Bangsa Indonesia dalam pandangan Hamka lahir di masa-masa yang disebut Hamka sebagai “kebangunan gerakan Islam”, di paro kedua abad ke-20. Masa-masa ini ditandai dengan munculnya organisasi-organisasi pergerakan Islam modernis yang bersifat lintas budaya lintas geografis. Jawa dan Sumatera yang berbeda secara budaya dan terpisah secara geografis, dipersatukan oleh semangat kebangkitan Islam di bawah kepeloporan “kaum muda”.
Organisasi-organisasi dan sekolah-sekolah modern yang didirikan kaum muda di seluruh Hindia Belanda, menyediakan dasar bagi terbentuknya bangsa Indonesia. Ia juga semacam inkubator tokoh-tokoh pemimpin pergerakan nasional yang kelak memimpin Indonesia menuju kemerdekaan.

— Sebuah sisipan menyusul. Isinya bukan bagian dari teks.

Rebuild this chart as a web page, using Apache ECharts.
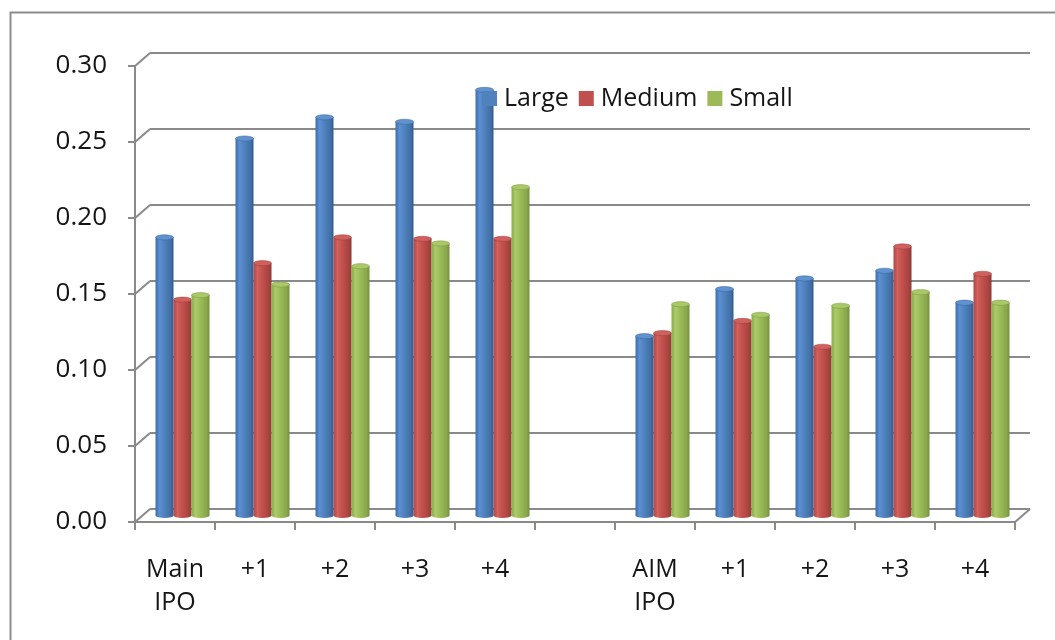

“Kebangunan Gerakan Islam di Indonesia” sendiri ditempatkan Hamka sebagai bagian tidak terpisahkan dari gerakan pan-Islam di tingkat global. Sebagian kaum muda adalah para sarjana yang baru saja kembali dari menuntut ilmu di Mekah pada awal 1900-an, di saat gagasan pembaharuan Islam tengah menggelora di dunia Islam, terutama Mesir dan Turki.
Dengan kata lain, Hamka melihat sejarah bangsa Indonesia sebagai bagian dari gerakan pembaharuan Islam di dunia.
Secara hati-hati Hamka menyamakan gerakan kaum muda dengan Renaisans di Eropa. Kemajuan Eropa dilihat sebagai keberhasilan pembaruan di dalam cara berpikir, dari ketundukan terhadap otoritas lama yang macet ke cara berpikir baru yang modern dan maju.
Ini bisa dinilai sebagai upaya Hamka untuk mengontraskan antara Majapahit, yang sering digambarkannya secara implisit sesuatu yang kuno dan kolot, dengan Indonesia sebagai nasion-state yang baru dan modern.
Gugatannya dan visinya atas penulisan sejarah Indonesia ini, seperti ditulis James Rush dalam Adicerita Hamka: Visi Islam Sang Penulis Besar untuk Indonesia Modern (2017:251) merupakan bagian dari suatu Adicerita.
“...di mana Indonesia, suatu negara modern, bakal bersatu di sekeliling nilai-nilai dan ajaran Islam."